What role does AIOps play in managing large-scale game services?
AIOps automates anomaly detection, root-cause analysis, and autoscaling decisions. It reduces MTTD/MTTR, enforces cost governance, and triggers proactive remedial actions—such as migrating sessions or changing bitrate rules—keeping QoE stable while optimizing resource use.
How do edge nodes and regional placement affect latency-sensitive streaming?
Edge nodes shorten round-trip time by hosting rendering or encoding near users, reducing latency and jitter. Regional placement aligns capacity with device and player profiles—mobile-heavy APAC zones need different allocation than console-centric North America—improving responsiveness and lowering network costs.
What techniques improve network routing and streaming quality under congestion?
AI-driven congestion prediction, adaptive routing, and dynamic bitrate/frame-per-second adaptation help maintain QoE. Together they detect early signs of bottlenecks, reroute flows, and adjust encoding to preserve playability while conserving bandwidth and compute.
How do generative NPCs and advanced game logic impact real-time resource needs?
Generative NPCs and on-the-fly AI require substantial CPU/GPU and memory, often increasing peak loads and variable compute patterns. Operators must provision for bursty AI workloads, leverage model caching, and consider model partitioning between edge and cloud to control latency and cost.
What are practical strategies to control cost while preserving player experience?
Combine demand forecasting with spot or preemptible instances, autoscaling policies that respect QoE thresholds, and workload tiering (e.g., best-effort vs. premium sessions). Implement AIOps cost alerts, fine-grained telemetry, and scheduled rightsizing informed by analytics to reduce waste.
How is interpretability and reliability ensured when deploying learning models in production?
Use explainable models where possible, maintain validation pipelines, and deploy canary tests. Retrain regularly on fresh telemetry, enforce safety constraints, and combine learned policies with rule-based fallbacks to guarantee predictable behavior under edge cases.
What security measures are critical for scalable cloud gaming services?
Anti-cheat systems, secure session management, and continuous monitoring for anomalies are essential. Protect model integrity, encrypt streams, and apply access controls across multi-cloud infrastructure. AI-driven fraud detection helps preserve fair play and platform trust.

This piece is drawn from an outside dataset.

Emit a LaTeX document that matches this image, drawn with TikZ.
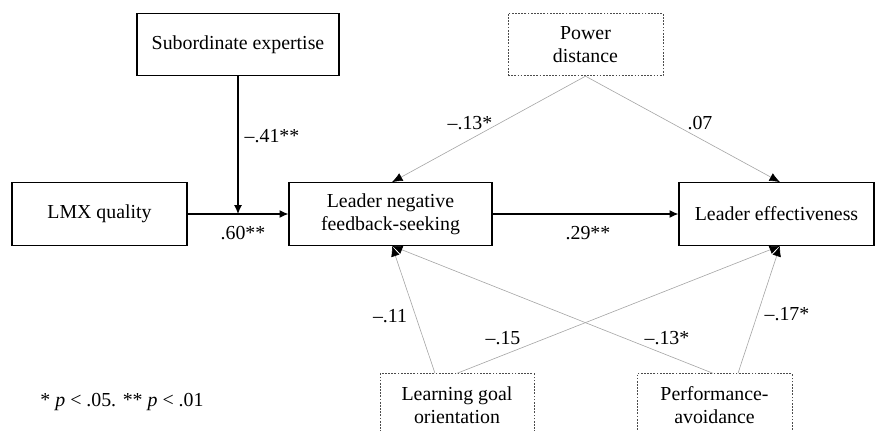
\documentclass[tikz,border=0pt]{standalone}
\usepackage{fontspec}
\setmainfont{Liberation Serif}
\usetikzlibrary{arrows.meta}

\tikzset{
    var/.style={draw, line width=0.7pt, minimum height=1.25cm, align=center, inner sep=2pt},
    mod/.style={draw=black!70, dash pattern=on 1pt off 0.8pt, line width=0.5pt, minimum height=1.25cm, align=center, inner sep=2pt},
    main/.style={->, line width=0.7pt},
    thin/.style={-{Latex[length=6pt, width=5pt, black]}, draw=black!35, line width=0.35pt},
    coef/.style={inner sep=1pt}
}

\begin{document}
\begin{tikzpicture}[x=0.02cm, y=-0.02cm, font=\fontsize{11.3}{13.3}\selectfont,
                    >={Latex[length=5pt, width=4.5pt, color=black]}]
                        \useasboundingbox (0,0) rectangle (875,431);
                        \clip (0,0) rectangle (875,431);

                        \node (sub) at (238, 44.5) [var, minimum width=4.04cm] {Subordinate expertise};
                        \node (lmx) at (99.5, 214) [var, minimum width=3.5cm] {LMX quality};
                        \node (lnfs) at (390.5, 214) [var, minimum width=4.06cm] {Leader negative\\feedback-seeking};
                        \node (le) at (776.5, 214) [var, minimum width=3.9cm] {Leader effectiveness};
                        \node (pd) at (585.5, 44.5) [mod, minimum width=3.1cm] {Power\\distance};
                        \node (lgo) at (457, 405) [mod, minimum width=3.08cm] {Learning goal\\orientation};
                        \node (pa) at (714.5, 405) [mod, minimum width=3.1cm] {Performance-\\avoidance};

                        \coordinate (m) at (sub.south |- lmx.east);

                        \draw[main] (lmx.east) -- (lnfs.west);
                        \draw[main] (sub.south) -- (m);
                        \draw[main] (lnfs.east) -- (le.west);
                        \draw[thin] (pd.south) -- ([xshift=0.03cm]lnfs.north);
                        \draw[thin] (pd.south) -- ([xshift=0.07cm]le.north);
                        \draw[thin] ([xshift=-0.44cm]lgo.north) -- ([xshift=0.03cm]lnfs.south);
                        \draw[thin] (lgo.north) -- ([xshift=0.07cm]le.south);
                        \draw[thin] ([xshift=-0.03cm]pa.north) -- ([xshift=0.03cm]lnfs.south);
                        \draw[thin] ([xshift=0.47cm]pa.north) -- ([xshift=0.07cm]le.south);

                        \node (c1) at (272, 136) [coef] {--.41**};
                        \node (c2) at (243, 233) [coef] {.60**};
                        \node (c3) at (470, 123) [coef] {--.13*};
                        \node (c4) at (700, 123) [coef] {.07};
                        \node (c5) at (588, 233) [coef] {.29**};
                        \node (c6) at (390, 316) [coef] {--.11};
                        \node (c7) at (503, 338) [coef] {--.15};
                        \node (c8) at (667, 338) [coef] {--.13*};
                        \node (c9) at (787, 314) [coef] {--.17*};

                        \node (note) at (122, 402) [coef] {* \textit{p} < .05. ** \textit{p} < .01};
                    \end{tikzpicture}
\end{document}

Which metrics should teams monitor to evaluate allocation effectiveness?
Track latency percentiles (p50/p95/p99), frame delivery rate, session start time, resource utilization, cost per play-hour, and incident rates. Combine QoE signals with operational KPIs to get a holistic view of performance and efficiency.
How will device trends and regional growth shape allocation strategies through 2033?
Device diversity—smartphones, TVs, PCs, consoles—creates varied compute and network profiles. Regions with mobile-first adoption will demand edge-heavy, bandwidth-optimized deployments, while console markets prioritize high-fidelity rendering. Planning must account for these patterns when budgeting capacity and placing edge nodes.
What research directions show the most promise for future optimization?
Hybrid methods that combine predictive ML, DRL, and metaheuristics; federated learning for distributed demand modeling; and model-driven simulation testbeds for policy evaluation. These approaches improve robustness, reduce transfer costs, and accelerate safe deployment of advanced scheduling strategies.